My favorite cake has no layers and no frosting. It contains no swirls, no molten chocolate middle, and no jammy filling. There’s no fruit on the bottom, or on the top, and no dollops of whipped cream. There are no fancy decorations. In fact, nothing about this cake is fancy.
It’s a boxed cake mixed with boxed pudding and glazed with the simplest of glazes. It’s so basic that I get a little sheepish serving it to people outside my own family—people who might think it looks unfinished or just like a run-of-the-mill boxed sheet cake. But everyone who’s ever tried this cake knows: it’s an irresistible wonder.
My family calls it orange cake, and the recipe dates back to long before I was born. Scribbled on a notecard in my mother’s recipe box and carefully transcribed by myself and each of my siblings for safekeeping, the recipe comes from my mother’s childhood neighbor, a wonderful woman named Doris who was like a second mother to my mom.
Growing up, my family had many of Doris’s classics in our regular rotation, from pumpkin muffins to zucchini bread. Orange cake might be my favorite of Doris’s recipes.
Simply Recipes / Mark Beahm
What Makes This Cake Special
What amazes me every time is how incredible this cake tastes for the minimal amount of work. It’s a poke cake, which is a sheet cake that gets poked with a fork when it comes out of the oven and then covered in glaze or syrup that seeps into the holes. This basic technique yields incredibly moist results.
In my orange cake, I combine powdered sugar with orange juice and a little bit of melted butter for a zesty, sugary soak that makes for an astoundedly juicy cake. The corners, where the glaze collects and the sugars crystallize, are my favorite pieces.
The Secret Ingredient
But poking isn’t the only trick that makes this recipe shine. I also add instant lemon pudding to the boxed cake mix. I never gave this much thought, thinking that the powdered pudding simply enhanced the citrusy flavor, until I read a New York Times article highlighting nostalgic desserts, like a buzzy pistachio bundt cake at a New York City restaurant named Claud.
“Instant pudding is more than just a century-old convenience food for busy home cooks. It’s how chefs make soft, spongy cakes that remind diners of their favorite childhood desserts,” writer Priya Krishna explains. The pudding mix imparts an especially springy texture to this orange cake as well as a nostalgic flavor.
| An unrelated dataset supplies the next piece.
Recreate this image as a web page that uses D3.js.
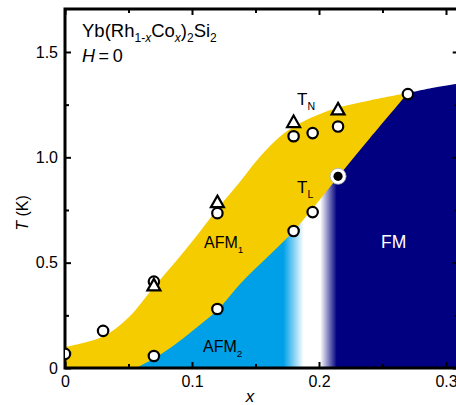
<!DOCTYPE html>
<html>
<head>
<meta charset="utf-8">
<script src="https://cdn.jsdelivr.net/npm/d3@7"></script>
<style>
  body { margin: 0; background: #fff; }
  svg { display: block; font-family: "Liberation Sans", Arial, sans-serif; }
  .axis text { font-size: 16px; fill: #000; }
  .axis line { stroke: #000; stroke-width: 2; }
  .axis path { display: none; }
</style>
</head>
<body>
<div id="chart"></div>
<script>
// upper edge of AFM1 (T_N line)
var tnLineX = [0, 0.03, 0.05, 0.07, 0.085, 0.102, 0.12, 0.138, 0.151, 0.165, 0.18, 0.209, 0.24, 0.27];
var tnLineT = [0.10, 0.15, 0.24, 0.385, 0.49, 0.615, 0.755, 0.885, 0.985, 1.075, 1.145, 1.225, 1.27, 1.305];
// top of FM region beyond the meeting point
var fmLineX = [0.27, 0.29, 0.31];
var fmLineT = [1.305, 1.33, 1.35];
// T_L line, lower edge of AFM1
var tlLineX = [0.056, 0.07, 0.085, 0.1, 0.12, 0.138, 0.16, 0.18, 0.214, 0.24, 0.27];
var tlLineT = [0, 0.045, 0.105, 0.175, 0.275, 0.40, 0.53, 0.65, 0.9, 1.09, 1.305];
// AFM2 -> FM crossover (x values where colour goes blue, white, white, navy)
var crossX = [0.172, 0.188, 0.201, 0.214];

// measured points
var triX = [0.07, 0.12, 0.18, 0.215];
var triT = [0.39, 0.785, 1.165, 1.225];
var circX = [0, 0.03, 0.07, 0.07, 0.12, 0.12, 0.18, 0.195, 0.18, 0.195, 0.215, 0.27];
var circT = [0.067, 0.176, 0.41, 0.057, 0.28, 0.735, 0.65, 0.74, 1.10, 1.115, 1.146, 1.30];
var fillX = [0.215];
var fillT = [0.91];

var xTicks = [0, 0.1, 0.2, 0.3];
var xMinor = [0.05, 0.15, 0.25];
var yTicks = [0, 0.5, 1.0, 1.5];
var yMinor = [0.25, 0.75, 1.25];

var w = 456, h = 405;
var plotL = 65, plotR = 458.7, plotT = 9, plotB = 368;

var svg = d3.select('#chart').append('svg')
            .attr('width', w)
            .attr('height', h);

var xScale = d3.scaleLinear().domain([0, 0.31]).range([plotL, plotR]);
var yScale = d3.scaleLinear().domain([0, 1.704]).range([plotB, plotT]);

var defs = svg.append('defs');
defs.append('clipPath').attr('id', 'plot')
    .append('rect')
    .attr('x', plotL).attr('y', plotT)
    .attr('width', plotR - plotL).attr('height', plotB - plotT);

var grad = defs.append('linearGradient')
               .attr('id', 'cross')
               .attr('gradientUnits', 'userSpaceOnUse')
               .attr('x1', xScale(crossX[0])).attr('x2', xScale(crossX[3]))
               .attr('y1', 0).attr('y2', 0);
var span = crossX[3] - crossX[0];
[['#00a0e9', crossX[0]], ['#ffffff', crossX[1]], ['#ffffff', crossX[2]], ['#000080', crossX[3]]]
  .forEach(function(s) {
    grad.append('stop')
        .attr('offset', (s[1] - crossX[0]) / span)
        .attr('stop-color', s[0]);
  });

var zip = function(xs, ts) { return xs.map(function(v, i) { return [v, ts[i]]; }); };
var tnPts = zip(tnLineX, tnLineT);
var tlPts = zip(tlLineX, tlLineT);
var fmPts = zip(fmLineX, fmLineT);

var curve = d3.line()
              .x(function(d) { return xScale(d[0]); })
              .y(function(d) { return yScale(d[1]); })
              .curve(d3.curveCatmullRom.alpha(0.5));

var areas = svg.append('g').attr('clip-path', 'url(#plot)');

// AFM1: everything under T_N, later covered by the lower regions
var yellowPath = curve(tnPts) +
  'L' + xScale(0.27) + ',' + yScale(0) + 'L' + xScale(0) + ',' + yScale(0) + 'Z';
areas.append('path').attr('d', yellowPath).attr('fill', '#f5cc00');

// AFM2 + FM: under T_L, then under the FM top line
var lowPath = curve(tlPts) + curve(fmPts).replace(/^M/, 'L') +
  'L' + xScale(0.31) + ',' + yScale(0) + 'Z';
areas.append('path').attr('d', lowPath).attr('fill', 'url(#cross)');

// axes
function fmt(d) { return d === 0 ? '0' : d3.format('.1f')(d); }

svg.append('g').attr('class', 'axis')
   .attr('transform', 'translate(0,' + plotB + ')')
   .call(d3.axisBottom(xScale).tickValues(xTicks).tickSize(-6).tickPadding(8).tickFormat(fmt));
svg.append('g').attr('class', 'axis')
   .attr('transform', 'translate(0,' + plotB + ')')
   .call(d3.axisBottom(xScale).tickValues(xMinor).tickSize(-4).tickFormat(''));
svg.append('g').attr('class', 'axis')
   .attr('transform', 'translate(0,' + plotT + ')')
   .call(d3.axisTop(xScale).tickValues(xTicks).tickSize(-6).tickFormat(''));
svg.append('g').attr('class', 'axis')
   .attr('transform', 'translate(0,' + plotT + ')')
   .call(d3.axisTop(xScale).tickValues(xMinor).tickSize(-4).tickFormat(''));

svg.append('g').attr('class', 'axis')
   .attr('transform', 'translate(' + plotL + ',0)')
   .call(d3.axisLeft(yScale).tickValues(yTicks).tickSize(-6).tickPadding(7).tickFormat(fmt));
svg.append('g').attr('class', 'axis')
   .attr('transform', 'translate(' + plotL + ',0)')
   .call(d3.axisLeft(yScale).tickValues(yMinor).tickSize(-4).tickFormat(''));
svg.append('g').attr('class', 'axis')
   .attr('transform', 'translate(' + plotR + ',0)')
   .call(d3.axisRight(yScale).tickValues(yTicks).tickSize(-6).tickFormat(''));
svg.append('g').attr('class', 'axis')
   .attr('transform', 'translate(' + plotR + ',0)')
   .call(d3.axisRight(yScale).tickValues(yMinor).tickSize(-4).tickFormat(''));

svg.append('rect')
   .attr('x', plotL).attr('y', plotT)
   .attr('width', plotR - plotL).attr('height', plotB - plotT)
   .attr('fill', 'none').attr('stroke', '#000').attr('stroke-width', 3);

// markers
var marks = svg.append('g').attr('clip-path', 'url(#plot)');

marks.selectAll('circle.open')
     .data(zip(circX, circT))
     .enter().append('circle')
     .attr('class', 'open')
     .attr('cx', function(d) { return xScale(d[0]); })
     .attr('cy', function(d) { return yScale(d[1]); })
     .attr('r', 5.2)
     .attr('fill', '#fff')
     .attr('stroke', '#000')
     .attr('stroke-width', 2.2);

marks.selectAll('path.tri')
     .data(zip(triX, triT))
     .enter().append('path')
     .attr('class', 'tri')
     .attr('d', 'M0,-7L6.5,4.5L-6.5,4.5Z')
     .attr('transform', function(d) { return 'translate(' + xScale(d[0]) + ',' + yScale(d[1]) + ')'; })
     .attr('fill', '#fff')
     .attr('stroke', '#000')
     .attr('stroke-width', 2.2)
     .attr('stroke-linejoin', 'miter');

var filled = marks.selectAll('g.filled')
     .data(zip(fillX, fillT))
     .enter().append('g')
     .attr('transform', function(d) { return 'translate(' + xScale(d[0]) + ',' + yScale(d[1]) + ')'; });
filled.append('circle').attr('r', 8).attr('fill', '#fff').attr('stroke', '#aaa').attr('stroke-width', 0.8);
filled.append('circle').attr('r', 4.6).attr('fill', '#000');

// text
var title = svg.append('text').attr('x', 82).attr('y', 37).attr('font-size', 18.5);
title.append('tspan').text('Yb(Rh');
title.append('tspan').attr('dy', 5).attr('font-size', 12).text('1-');
title.append('tspan').attr('font-size', 12).attr('font-style', 'italic').text('x');
title.append('tspan').attr('dy', -5).text('Co');
title.append('tspan').attr('dy', 5).attr('font-size', 12).attr('font-style', 'italic').text('x');
title.append('tspan').attr('dy', -5).text(')');
title.append('tspan').attr('dy', 5).attr('font-size', 12).text('2');
title.append('tspan').attr('dy', -5).text('Si');
title.append('tspan').attr('dy', 5).attr('font-size', 12).text('2');

var hText = svg.append('text').attr('x', 82).attr('y', 62).attr('font-size', 18);
hText.append('tspan').attr('font-style', 'italic').text('H');
hText.append('tspan').text('\u2009=\u20090');

function labelSub(x, y, main, sub, size, color) {
  var t = svg.append('text').attr('x', x).attr('y', y)
             .attr('font-size', size).attr('fill', color || '#000');
  t.append('tspan').text(main);
  if (sub) t.append('tspan').attr('dy', 5).attr('font-size', size * 0.62).text(sub);
}
labelSub(297, 105, 'T', 'N', 17);
labelSub(297, 193, 'T', 'L', 17);
labelSub(204, 248, 'AFM', '1', 16);
labelSub(203, 352, 'AFM', '2', 16);
labelSub(381, 248, 'FM', null, 17.5, '#fff');

var yTitle = svg.append('text')
                .attr('transform', 'translate(28,213) rotate(-90)')
                .attr('text-anchor', 'middle')
                .attr('font-size', 16);
yTitle.append('tspan').attr('font-style', 'italic').text('T');
yTitle.append('tspan').text(' (K)');

svg.append('text').attr('x', 250).attr('y', 402)
   .attr('text-anchor', 'middle').attr('font-size', 17)
   .attr('font-style', 'italic').text('x');
</script>
</body>
</html>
I can’t count the number of times I’ve baked this cake, but a particularly memorable time was one of my son’s first birthdays. Because it’s free of any major frosting, like buttercream or cream cheese, I thought the cake would be a good one for a kid his age. The look on his face when he saw it coming for him, one candle lit on top, was a look I’ll never forget.
I’ve continued the tradition of making it his birthday cake every year. But because it’s so easy and so delicious, we make it all year long, too.